TASK TO CARRY OUT:
Return the listing below verbatim. Pictures do not belong in the copy.

SOURCE MATERIAL:
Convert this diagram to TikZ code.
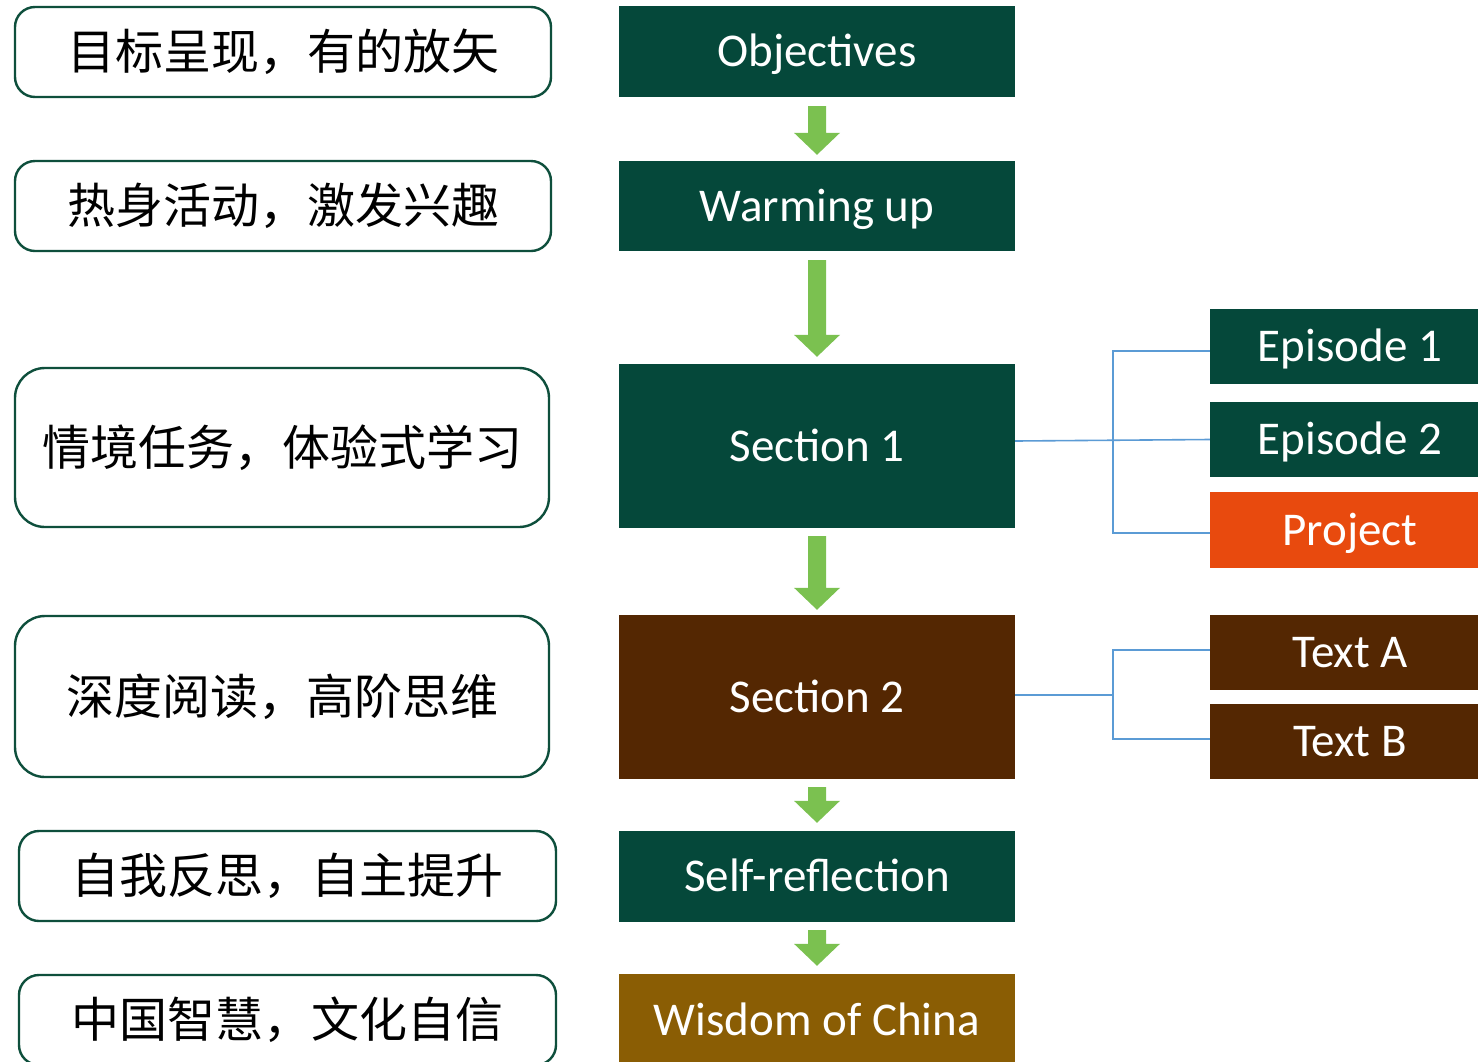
\documentclass[tikz,border=0pt]{standalone}
\usepackage{fontspec}
\setmainfont{Carlito}
\newfontfamily\cjk{Noto Sans CJK SC}
\usetikzlibrary{calc}
\definecolor{dkgreen}{HTML}{05483A}
\definecolor{dkbrown}{HTML}{542702}
\definecolor{ochre}{HTML}{8A5D04}
\definecolor{orng}{HTML}{E84A0E}
\definecolor{arrowgreen}{HTML}{7BC150}
\definecolor{linkblue}{HTML}{5B9BD5}
\definecolor{lborder}{HTML}{0E4F3C}
\tikzset{
  lbox/.style={draw=lborder, line width=2.4pt, fill=white, rounded corners=20pt, inner sep=0pt,
    font=\cjk\fontsize{48}{52}\selectfont, text=black},
  cbox/.style={fill=dkgreen, inner sep=0pt, minimum width=396pt, text=white,
    font=\fontsize{47}{50}\selectfont, text height=30pt, text depth=0pt},
  rbox/.style={fill=dkgreen, inner sep=0pt, minimum width=280pt, minimum height=75pt, text=white,
    font=\fontsize{47}{50}\selectfont, text height=30pt, text depth=0pt},
  link/.style={draw=linkblue, line width=1.6pt}
}
\newcommand\greenarrow[2]{%
 \fill[arrowgreen] let \p1=(#1), \p2=(#2) in
 (\x1-9pt,\y1) -- (\x1+9pt,\y1) -- (\x1+9pt,\y2+22pt) -- (\x1+23pt,\y2+22pt) -- (\x1,\y2)
 -- (\x1-23pt,\y2+22pt) -- (\x1-9pt,\y2+22pt) -- cycle;}
\begin{document}
\begin{tikzpicture}[x=1pt,y=-1pt]
\clip (0,0) rectangle (1478,1061);
\fill[white] (0,0) rectangle (1478,1061);
% left boxes
\node[lbox, minimum width=536pt, minimum height=90pt] (l1) at (283,52) {目标呈现，有的放矢};
\node[lbox, minimum width=536pt, minimum height=90pt] (l2) at (283,206) {热身活动，激发兴趣};
\node[lbox, rounded corners=30pt, minimum width=534pt, minimum height=159pt] (l3) at (282,447.5) {情境任务，体验式学习};
\node[lbox, rounded corners=30pt, minimum width=534pt, minimum height=161pt] (l4) at (282,696.5) {深度阅读，高阶思维};
\node[lbox, minimum width=537pt, minimum height=90pt] (l5) at (287.5,876) {自我反思，自主提升};
\node[lbox, minimum width=537pt, minimum height=90pt] (l6) at (287.5,1020) {中国智慧，文化自信};
% center column
\node[cbox, minimum height=91pt] (obj) at (817,51.5) {Objectives};
\node[cbox, minimum height=90pt] (warm) at (817,206) {Warming up};
\node[cbox, minimum height=164pt] (s1) at (817,446) {Section 1};
\node[cbox, fill=dkbrown, minimum height=164pt] (s2) at (817,697) {Section 2};
\node[cbox, minimum height=91pt] (sr) at (817,876.5) {Self-reflection};
\node[cbox, fill=ochre, minimum height=92pt] (wis) at (817,1020) {Wisdom of China};
% right column
\node[rbox] (ep1) at (1350,346.5) {Episode 1};
\node[rbox] (ep2) at (1350,439.5) {Episode 2};
\node[rbox, fill=orng, minimum height=76pt] (proj) at (1350,530) {Project};
\node[rbox, fill=dkbrown] (ta) at (1350,652.5) {Text A};
\node[rbox, fill=dkbrown] (tb) at (1350,741.5) {Text B};
% arrows
\coordinate (a1t) at ($(obj.south)+(0,9)$);  \coordinate (a1b) at ($(warm.north)+(0,-6)$);
\coordinate (a2t) at ($(warm.south)+(0,9)$); \coordinate (a2b) at ($(s1.north)+(0,-7)$);
\coordinate (a3t) at ($(s1.south)+(0,8)$);   \coordinate (a3b) at ($(s2.north)+(0,-5)$);
\coordinate (a4t) at ($(s2.south)+(0,8)$);   \coordinate (a4b) at ($(sr.north)+(0,-8)$);
\coordinate (a5t) at ($(sr.south)+(0,8)$);   \coordinate (a5b) at ($(wis.north)+(0,-8)$);
\greenarrow{a1t}{a1b}
\greenarrow{a2t}{a2b}
\greenarrow{a3t}{a3b}
\greenarrow{a4t}{a4b}
\greenarrow{a5t}{a5b}
% connectors
\coordinate (s1o) at ($(s1.east)+(0,-5)$);
\coordinate (j1) at ($(s1.east)+(98,-5)$);
\coordinate (e1i) at ($(ep1.west)+(0,4.5)$);
\coordinate (pri) at ($(proj.west)+(0,3)$);
\draw[link] (s1o) -- (ep2.west);
\draw[link] (e1i) -| (j1) |- (pri);
\coordinate (s2o) at ($(s2.east)+(0,-2)$);
\coordinate (j2) at ($(s2.east)+(98,-2)$);
\coordinate (tai) at ($(ta.west)+(0,-2.5)$);
\coordinate (tbi) at ($(tb.west)+(0,-2.5)$);
\draw[link] (s2o) -- (j2);
\draw[link] (tai) -| (j2) |- (tbi);
\end{tikzpicture}
\end{document}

THE RESPONSE:
Convert this diagram to TikZ code.
\documentclass[tikz,border=0pt]{standalone}
\usepackage{fontspec}
\setmainfont{Carlito}
\newfontfamily\cjk{Noto Sans CJK SC}
\usetikzlibrary{calc}
\definecolor{dkgreen}{HTML}{05483A}
\definecolor{dkbrown}{HTML}{542702}
\definecolor{ochre}{HTML}{8A5D04}
\definecolor{orng}{HTML}{E84A0E}
\definecolor{arrowgreen}{HTML}{7BC150}
\definecolor{linkblue}{HTML}{5B9BD5}
\definecolor{lborder}{HTML}{0E4F3C}
\tikzset{
  lbox/.style={draw=lborder, line width=2.4pt, fill=white, rounded corners=20pt, inner sep=0pt,
    font=\cjk\fontsize{48}{52}\selectfont, text=black},
  cbox/.style={fill=dkgreen, inner sep=0pt, minimum width=396pt, text=white,
    font=\fontsize{47}{50}\selectfont, text height=30pt, text depth=0pt},
  rbox/.style={fill=dkgreen, inner sep=0pt, minimum width=280pt, minimum height=75pt, text=white,
    font=\fontsize{47}{50}\selectfont, text height=30pt, text depth=0pt},
  link/.style={draw=linkblue, line width=1.6pt}
}
\newcommand\greenarrow[2]{%
 \fill[arrowgreen] let \p1=(#1), \p2=(#2) in
 (\x1-9pt,\y1) -- (\x1+9pt,\y1) -- (\x1+9pt,\y2+22pt) -- (\x1+23pt,\y2+22pt) -- (\x1,\y2)
 -- (\x1-23pt,\y2+22pt) -- (\x1-9pt,\y2+22pt) -- cycle;}
\begin{document}
\begin{tikzpicture}[x=1pt,y=-1pt]
\clip (0,0) rectangle (1478,1061);
\fill[white] (0,0) rectangle (1478,1061);
% left boxes
\node[lbox, minimum width=536pt, minimum height=90pt] (l1) at (283,52) {目标呈现，有的放矢};
\node[lbox, minimum width=536pt, minimum height=90pt] (l2) at (283,206) {热身活动，激发兴趣};
\node[lbox, rounded corners=30pt, minimum width=534pt, minimum height=159pt] (l3) at (282,447.5) {情境任务，体验式学习};
\node[lbox, rounded corners=30pt, minimum width=534pt, minimum height=161pt] (l4) at (282,696.5) {深度阅读，高阶思维};
\node[lbox, minimum width=537pt, minimum height=90pt] (l5) at (287.5,876) {自我反思，自主提升};
\node[lbox, minimum width=537pt, minimum height=90pt] (l6) at (287.5,1020) {中国智慧，文化自信};
% center column
\node[cbox, minimum height=91pt] (obj) at (817,51.5) {Objectives};
\node[cbox, minimum height=90pt] (warm) at (817,206) {Warming up};
\node[cbox, minimum height=164pt] (s1) at (817,446) {Section 1};
\node[cbox, fill=dkbrown, minimum height=164pt] (s2) at (817,697) {Section 2};
\node[cbox, minimum height=91pt] (sr) at (817,876.5) {Self-reflection};
\node[cbox, fill=ochre, minimum height=92pt] (wis) at (817,1020) {Wisdom of China};
% right column
\node[rbox] (ep1) at (1350,346.5) {Episode 1};
\node[rbox] (ep2) at (1350,439.5) {Episode 2};
\node[rbox, fill=orng, minimum height=76pt] (proj) at (1350,530) {Project};
\node[rbox, fill=dkbrown] (ta) at (1350,652.5) {Text A};
\node[rbox, fill=dkbrown] (tb) at (1350,741.5) {Text B};
% arrows
\coordinate (a1t) at ($(obj.south)+(0,9)$);  \coordinate (a1b) at ($(warm.north)+(0,-6)$);
\coordinate (a2t) at ($(warm.south)+(0,9)$); \coordinate (a2b) at ($(s1.north)+(0,-7)$);
\coordinate (a3t) at ($(s1.south)+(0,8)$);   \coordinate (a3b) at ($(s2.north)+(0,-5)$);
\coordinate (a4t) at ($(s2.south)+(0,8)$);   \coordinate (a4b) at ($(sr.north)+(0,-8)$);
\coordinate (a5t) at ($(sr.south)+(0,8)$);   \coordinate (a5b) at ($(wis.north)+(0,-8)$);
\greenarrow{a1t}{a1b}
\greenarrow{a2t}{a2b}
\greenarrow{a3t}{a3b}
\greenarrow{a4t}{a4b}
\greenarrow{a5t}{a5b}
% connectors
\coordinate (s1o) at ($(s1.east)+(0,-5)$);
\coordinate (j1) at ($(s1.east)+(98,-5)$);
\coordinate (e1i) at ($(ep1.west)+(0,4.5)$);
\coordinate (pri) at ($(proj.west)+(0,3)$);
\draw[link] (s1o) -- (ep2.west);
\draw[link] (e1i) -| (j1) |- (pri);
\coordinate (s2o) at ($(s2.east)+(0,-2)$);
\coordinate (j2) at ($(s2.east)+(98,-2)$);
\coordinate (tai) at ($(ta.west)+(0,-2.5)$);
\coordinate (tbi) at ($(tb.west)+(0,-2.5)$);
\draw[link] (s2o) -- (j2);
\draw[link] (tai) -| (j2) |- (tbi);
\end{tikzpicture}
\end{document}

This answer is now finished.